Tuesday 21 July 2009

Croatia - Day 4, Pearl of the Adriatic



We were relieved to find that despite a gloomy weather forecast on Croatian breakfast TV the sun was shining again because there was much more of Dubrovnik yet to see so after an excellent buffet breakfast at the hotel we caught the bus once again into the city. The streets were busy this morning and the bus quickly filled up as it crawled through the early morning traffic competing with local people going to work and a procession of taxis ferrying people from the cruise ships in the harbour making their way like us to the old town. Even though it was early it was already busy and we had to negotiate crowds of people as we entered the city walls for the second time.

The medieval city of Dubrovnik was founded in late antiquity and grew first under Byzantine and then later under Venetian rule before becoming an independent republic in 1358. It developed into a maritime and trading power that rivalled the Venetian Republic and reached its zenith in the fifteenth and sixteenth centuries. It even managed to keep its political independence under Ottoman rule, which began in 1526 but it was sacked in 1806 during the Napoleonic wars, and lost its status as a city-state two years later. It came under French rule and was ceded to Austria in 1815. A century later, it became part of Yugoslavia.

First we walked along the polished white paving stones of the main street occasionally taking detours into intriguing little side streets and alleys. We admired the reconstructed Rector’s House and the Cathedral, wandered through a street market and then to some of the quieter little streets underneath the walls that we had walked yesterday. The old city dates from the thirteenth century, when the imposing fortifications began to be built and the elegance and charm of the historic centre is a perfect blend of Gothic, Renaissance and Baroque architecture. Not surprisingly the place had an Italianate feel with pizzerias and waiters pestering for business in that unique Italian sort of way but we didn’t mind this and just politely said no thank you in an English sort of way and walked on.


About mid morning we visited the Rector’s House museum which had a few rooms with interesting exhibits, a dungeon and a shop and although we thought we had bought a multi-visit ticket we were disappointed to find that we hadn’t when we tried later to use it to enter the maritime museum, and despite my perfectly reasonable request, there was no chance to upgrade it after the initial purchase and error. So we didn’t see the maritime museum!

By the time we had walked underneath the walls of St John’s Tower and into the old harbour I was beginning to understand why in 1929 George Bernard Shaw described Dubrovnik as ‘Paradise on Earth’ and I was sure already that it was a place that deserved to go into my top ten of must see places. This nearly wasn’t possible of course because during the war of independence Dubrovnik was attacked by the Serbian-Montenegrin army and besieged for six months during which time about two thousand shells rained down on the walled city, damaging seventy percent of its buildings and two-thirds of its famous red roofs.
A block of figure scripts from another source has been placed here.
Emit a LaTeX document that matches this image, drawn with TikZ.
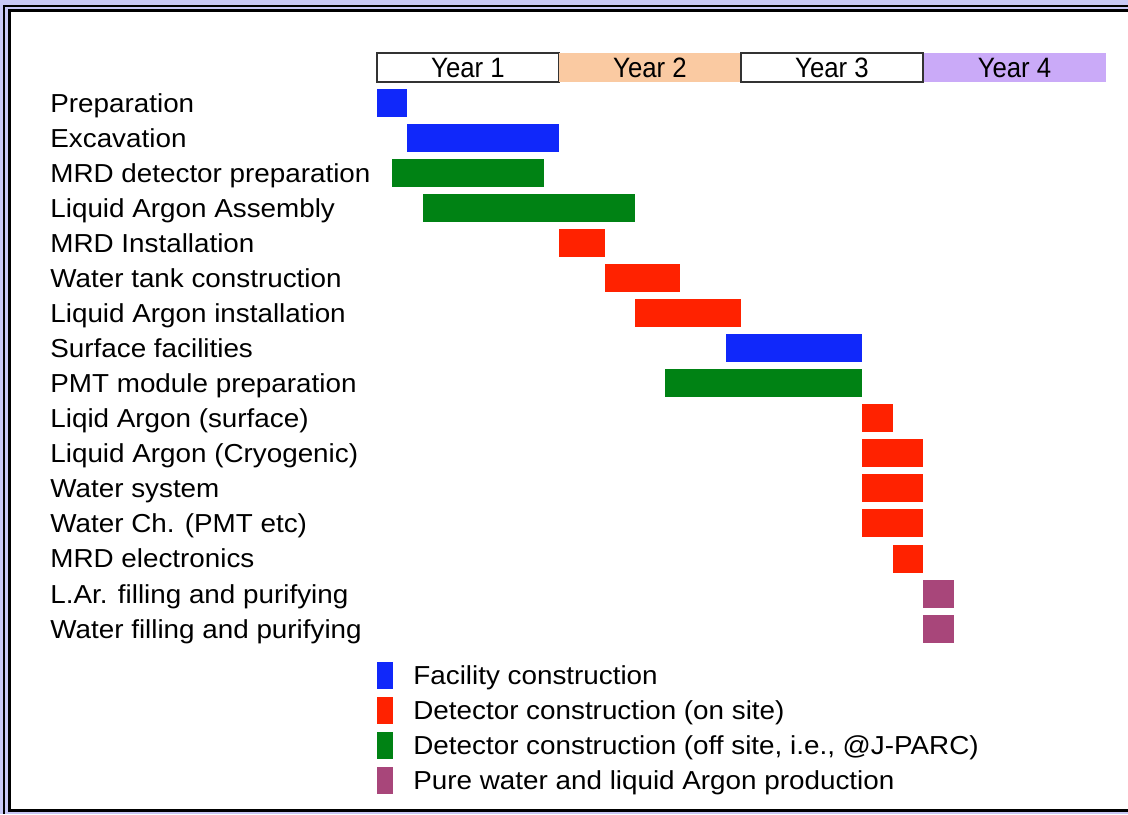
\documentclass[tikz,border=0pt]{standalone}
\usepackage{fontspec}
\setmainfont{Liberation Sans}[FakeStretch=1.07]
\newfontfamily\yearfont{Liberation Sans}[FakeStretch=0.92]
\definecolor{framebg}{RGB}{200,200,245}
\definecolor{facblue}{RGB}{16,40,250}
\definecolor{onsitered}{RGB}{255,34,0}
\definecolor{offsitegreen}{RGB}{0,130,20}
\definecolor{prodpurple}{RGB}{168,70,122}
\definecolor{yeartwo}{RGB}{250,202,162}
\definecolor{yearfour}{RGB}{202,170,248}
\begin{document}
\begin{tikzpicture}[
        x=0.5pt, y=-0.5pt,
        task/.style={anchor=base west, inner sep=0pt, font=\fontsize{13}{15}\selectfont},
        yearbox/.style={minimum width=91pt, minimum height=14.5pt, inner sep=0pt,
                text height=9.8pt, text depth=0pt,
                font=\yearfont\fontsize{14}{16}\selectfont},
        facility/.style={fill=facblue},
        onsite/.style={fill=onsitered},
        offsite/.style={fill=offsitegreen},
        production/.style={fill=prodpurple}
    ]
    \useasboundingbox (0,0) rectangle (1128,814);
    \fill[framebg] (0,0) rectangle (1128,814);
    \fill[white] (11,11) rectangle (1128,809);
    \draw[line width=1pt] (1128,5.5) -- (4,5.5) -- (4,814);
    \draw[line width=1.5pt] (1128,10) -- (9.5,10) -- (9.5,810.5) -- (1128,810.5);

    \node[yearbox, draw=black!80, line width=0.7pt] (year1) at (468,67.5) {Year 1};
    \node[yearbox, fill=yeartwo] (year2) at (650,67.5) {Year 2};
    \node[yearbox, draw=black!80, line width=0.7pt] (year3) at (832,67.5) {Year 3};
    \node[yearbox, fill=yearfour] (year4) at (1014.5,67.5) {Year 4};

    \node[task] (prep) at (50,112) {Preparation};
    \node[task] (excav) at (50,147) {Excavation};
    \node[task] (mrdprep) at (50,182) {MRD detector preparation};
    \node[task] (larassembly) at (50,217) {Liquid Argon Assembly};
    \node[task] (mrdinstall) at (50,252) {MRD Installation};
    \node[task] (watertank) at (50,287) {Water tank construction};
    \node[task] (larinstall) at (50,322) {Liquid Argon installation};
    \node[task] (surface) at (50,357) {Surface facilities};
    \node[task] (pmtprep) at (50,392) {PMT module preparation};
    \node[task] (larsurface) at (50,427) {Liqid Argon (surface)};
    \node[task] (larcryo) at (50,462) {Liquid Argon (Cryogenic)};
    \node[task] (watersys) at (50,497) {Water system};
    \node[task] (waterch) at (50,532) {Water Ch. (PMT etc)};
    \node[task] (mrdelec) at (50,567.5) {MRD electronics};
    \node[task] (larfill) at (50,603) {L.Ar. filling and purifying};
    \node[task] (waterfill) at (50,638) {Water filling and purifying};

    \fill[facility] (377,89) rectangle (407.3,117);
    \fill[facility] (407.3,124) rectangle (559,152);
    \fill[offsite] (392.2,159) rectangle (543.9,187);
    \fill[offsite] (422.5,194) rectangle (634.9,222);
    \fill[onsite] (559,229) rectangle (604.6,257);
    \fill[onsite] (604.6,264) rectangle (680.4,292);
    \fill[onsite] (634.9,299) rectangle (741.1,327);
    \fill[facility] (725.9,334) rectangle (862.4,362);
    \fill[offsite] (665.2,369) rectangle (862.4,397);
    \fill[onsite] (862.4,404) rectangle (892.8,432);
    \fill[onsite] (862.4,439) rectangle (923.1,467);
    \fill[onsite] (862.4,474) rectangle (923.1,502);
    \fill[onsite] (862.4,509) rectangle (923.1,537);
    \fill[onsite] (892.8,544.5) rectangle (923.1,572.5);
    \fill[production] (923.1,580) rectangle (953.5,608);
    \fill[production] (923.1,615) rectangle (953.5,643);

    \fill[facility] (377,662) rectangle (393,689);
    \fill[onsite] (377,697) rectangle (393,724);
    \fill[offsite] (377,732) rectangle (393,759);
    \fill[production] (377,767) rectangle (393,794);
    \node[task] (legfacility) at (413,684.5) {Facility construction};
    \node[task] (legonsite) at (413,719.5) {Detector construction (on site)};
    \node[task] (legoffsite) at (413,754.5) {Detector construction (off site, i.e., @J-PARC)};
    \node[task] (legproduction) at (413,789.5) {Pure water and liquid Argon production};
\end{tikzpicture}
\end{document}
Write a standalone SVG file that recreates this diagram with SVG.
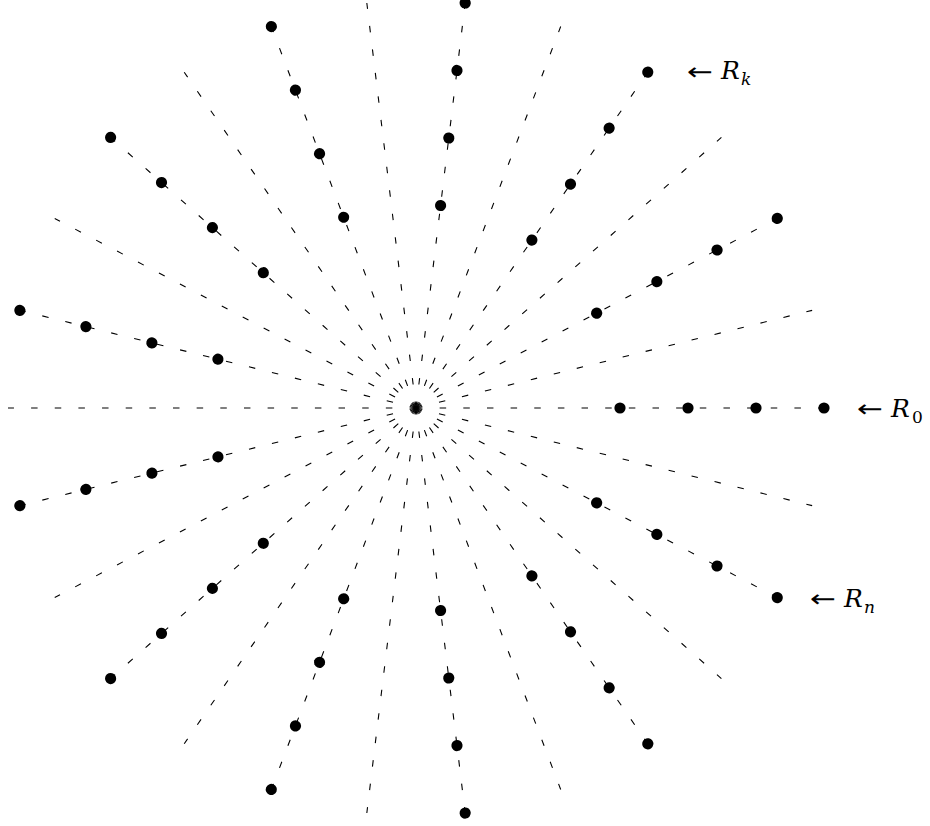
<svg xmlns="http://www.w3.org/2000/svg" width="930" height="826" viewBox="0 0 930 826">
<style>
.ray{stroke:#000;stroke-width:1.1;stroke-dasharray:6.5 17.15;fill:none}
.pt{fill:#000}
.lbl{font-family:"DejaVu Serif","Liberation Serif",serif;font-size:25px;fill:#000}
.arr{font-family:"DejaVu Sans","DejaVu Serif",sans-serif;font-size:24px;fill:#000}
.it{font-style:italic}
.sub{font-size:17px}
</style>
<rect width="930" height="826" fill="#fff"/>
<defs>
<g id="dots"><circle cx="620" cy="408" r="5.6"/><circle cx="688" cy="408" r="5.6"/><circle cx="756" cy="408" r="5.6"/><circle cx="824" cy="408" r="5.6"/></g>
</defs>
<g id="connectors">
<line class="ray" x1="416" y1="408" x2="824" y2="408" transform="rotate(0 416 408)"/>
<line class="ray" x1="416" y1="408" x2="824" y2="408" transform="rotate(-13.84615 416 408)"/>
<line class="ray" x1="416" y1="408" x2="824" y2="408" transform="rotate(-27.69231 416 408)"/>
<line class="ray" x1="416" y1="408" x2="824" y2="408" transform="rotate(-41.53846 416 408)"/>
<line class="ray" x1="416" y1="408" x2="824" y2="408" transform="rotate(-55.38462 416 408)"/>
<line class="ray" x1="416" y1="408" x2="824" y2="408" transform="rotate(-69.23077 416 408)"/>
<line class="ray" x1="416" y1="408" x2="824" y2="408" transform="rotate(-83.07692 416 408)"/>
<line class="ray" x1="416" y1="408" x2="824" y2="408" transform="rotate(-96.92308 416 408)"/>
<line class="ray" x1="416" y1="408" x2="824" y2="408" transform="rotate(-110.76923 416 408)"/>
<line class="ray" x1="416" y1="408" x2="824" y2="408" transform="rotate(-124.61538 416 408)"/>
<line class="ray" x1="416" y1="408" x2="824" y2="408" transform="rotate(-138.46154 416 408)"/>
<line class="ray" x1="416" y1="408" x2="824" y2="408" transform="rotate(-152.30769 416 408)"/>
<line class="ray" x1="416" y1="408" x2="824" y2="408" transform="rotate(-166.15385 416 408)"/>
<line class="ray" x1="416" y1="408" x2="824" y2="408" transform="rotate(-180 416 408)"/>
<line class="ray" x1="416" y1="408" x2="824" y2="408" transform="rotate(-193.84615 416 408)"/>
<line class="ray" x1="416" y1="408" x2="824" y2="408" transform="rotate(-207.69231 416 408)"/>
<line class="ray" x1="416" y1="408" x2="824" y2="408" transform="rotate(-221.53846 416 408)"/>
<line class="ray" x1="416" y1="408" x2="824" y2="408" transform="rotate(-235.38462 416 408)"/>
<line class="ray" x1="416" y1="408" x2="824" y2="408" transform="rotate(-249.23077 416 408)"/>
<line class="ray" x1="416" y1="408" x2="824" y2="408" transform="rotate(-263.07692 416 408)"/>
<line class="ray" x1="416" y1="408" x2="824" y2="408" transform="rotate(-276.92308 416 408)"/>
<line class="ray" x1="416" y1="408" x2="824" y2="408" transform="rotate(-290.76923 416 408)"/>
<line class="ray" x1="416" y1="408" x2="824" y2="408" transform="rotate(-304.61538 416 408)"/>
<line class="ray" x1="416" y1="408" x2="824" y2="408" transform="rotate(-318.46154 416 408)"/>
<line class="ray" x1="416" y1="408" x2="824" y2="408" transform="rotate(-332.30769 416 408)"/>
<line class="ray" x1="416" y1="408" x2="824" y2="408" transform="rotate(-346.15385 416 408)"/>
</g>
<g id="ray-0" class="pt"><use href="#dots" transform="rotate(0 416 408)"/></g>
<g id="ray-2" class="pt"><use href="#dots" transform="rotate(-27.69231 416 408)"/></g>
<g id="ray-4" class="pt"><use href="#dots" transform="rotate(-55.38462 416 408)"/></g>
<g id="ray-6" class="pt"><use href="#dots" transform="rotate(-83.07692 416 408)"/></g>
<g id="ray-8" class="pt"><use href="#dots" transform="rotate(-110.76923 416 408)"/></g>
<g id="ray-10" class="pt"><use href="#dots" transform="rotate(-138.46154 416 408)"/></g>
<g id="ray-12" class="pt"><use href="#dots" transform="rotate(-166.15385 416 408)"/></g>
<g id="ray-14" class="pt"><use href="#dots" transform="rotate(-193.84615 416 408)"/></g>
<g id="ray-16" class="pt"><use href="#dots" transform="rotate(-221.53846 416 408)"/></g>
<g id="ray-18" class="pt"><use href="#dots" transform="rotate(-249.23077 416 408)"/></g>
<g id="ray-20" class="pt"><use href="#dots" transform="rotate(-276.92308 416 408)"/></g>
<g id="ray-22" class="pt"><use href="#dots" transform="rotate(-304.61538 416 408)"/></g>
<g id="ray-24" class="pt"><use href="#dots" transform="rotate(-332.30769 416 408)"/></g>
<g id="label-R0"><text class="arr" x="857" y="417" textLength="26" lengthAdjust="spacingAndGlyphs">←</text><text class="lbl" y="417"><tspan class="it" x="891">R</tspan><tspan class="sub" x="912" y="423">0</tspan></text></g>
<g id="label-Rk"><text class="arr" x="687" y="80" textLength="26" lengthAdjust="spacingAndGlyphs">←</text><text class="lbl" y="79"><tspan class="it" x="721">R</tspan><tspan class="sub it" x="741" y="85">k</tspan></text></g>
<g id="label-Rn"><text class="arr" x="810" y="607" textLength="26" lengthAdjust="spacingAndGlyphs">←</text><text class="lbl" y="607"><tspan class="it" x="844">R</tspan><tspan class="sub it" x="864" y="613">n</tspan></text></g>
</svg>
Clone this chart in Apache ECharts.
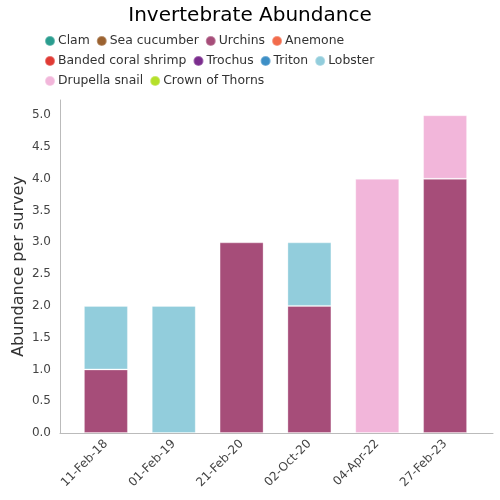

Dubrovnik’s ancient heritage was threatened with destruction and we stopped to look at a plaque within the central streets that showed all of the major strikes on public buildings and churches, cobbled streets made of Dalmatian stone and irreplaceable statues and monuments.

Europe and the World watched most of the dreadful events of the Yugoslavian wars on television screens but took no action but for the west at least the destruction of Dubrovnik overstepped the mark and brought pressure on the warring factions to stop. It was almost as though the World was prepared to watch ethnic cleansing, death and destruction in cities that meant little to them but when a UNESCO World Heritage Site was attacked and a city that was seen to belong to the World and not a single place, collectively they said ‘enough is enough’.

At the beginning of the bombardment, the city was placed on the List of World Heritage in Danger and quickly after it was over UNESCO launched an action plan to save Dubrovnik and the reconstruction work began. To rebuild the roofs the original sixteenth century rafters had to be strengthened and almost half a million tiles had to be replaced. The original tiles had been made in the village of Kupari, about fifteen kilometres from the city, and dated from the time of the Dubrovnik republic but the workshops had closed at the beginning of the nineteenth century, and specialists faced the task of finding a kind of tile which could as far as possible be made using the original materials and methods of construction. Eventually French and Croatian specialists managed to recreate the original technique and the famous roofline was perfectly restored.

The cost of the restoration was estimated at $20 for the old city within the walls and $30 million for the urban area as a whole. Much of the funding came from the new Croatian government and the Dubrovnik Reconstruction Office but also with aid from private Croatian sources and from UNESCO itself. Croatian and international teams of architects, sculptors, restorers and other experts managed to complete the bulk of the work within seven years and in December 1998 Dubrovnik was taken off of the danger list.

2 comments:

katemalay said...

Hey! What was your vantage point for that last photo? It's amazing. I liked reading some of your facts & figures--I can't help but do more experiential blogging, but I think context is really important too!

Andrew Petcher said...

It was taken from the top of the fortress of Lokanda Peskarija just outside the old town walls. There is a long climb to the top but it is worth it for the views.